Aku bersama keluargaku membuka komputer untuk melihat hasilnya. Ketika terbuka, hasilnya

sangat mengejutkan, aku tidak diterima bahkan di pilihan terakhir sekalipun. Saat itu perasaan

sedih dan takut menguasai kami. Beberapa menit kemudian aku mulai mencari-cari jalur masuk

dari berbagai universitas dan mencatatnya. Keesokannya, ketika aku membuka gawaiku, aku

melihat ada kalimat di “twitter” yang mengatakan bahwa pengumuman SIMAK UI akan

dimajukan. Beberapa detik menjelang pengumuman SIMAK UI, aku merasa takut namun aku

tidak lupa untuk kembali mengucapkan doa kepada Tuhan Yesus. Tidak kusangka, aku diterima

di universitas nomor satu di Indonesia. Aku merasa senang dan beban yang ada di benakku

menghilang seketika. Ayahku yang kebetulan sepikir denganku untuk membuka pengumuman

secara diam-diam langsung memanggil anggota keluargaku yang lain dan kami mengucap

syukur bersama-sama.
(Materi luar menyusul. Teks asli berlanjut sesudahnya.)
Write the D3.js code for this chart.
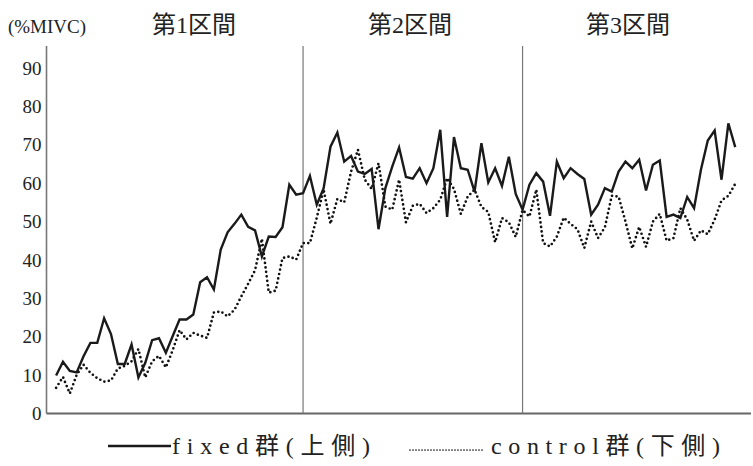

Dengan diterimanya aku di universitas nomor satu se-Indonesia, aku

berharap agar setelah lulus nanti, aku bisa ikut berperan dalam meningkatkan kesejahteraan

kami sekeluarga. Tidak lupa aku berdoa agar FK UI bisa menjadi tempat yang lebih baik dan

tentunya nyaman bagi seluruh mahasiswanya.

Pelajaran yang bisa kupetik dari kisah singkat ini adalah untuk senantiasa berusaha dan

berdoa, karena aku yakin bahwa hasil tidak akan mengkhianati usaha dan Tuhan pasti

menyediakan jalan yang terbaik bagi anak-Nya. Ini kisahku, bagaimana kisahmu?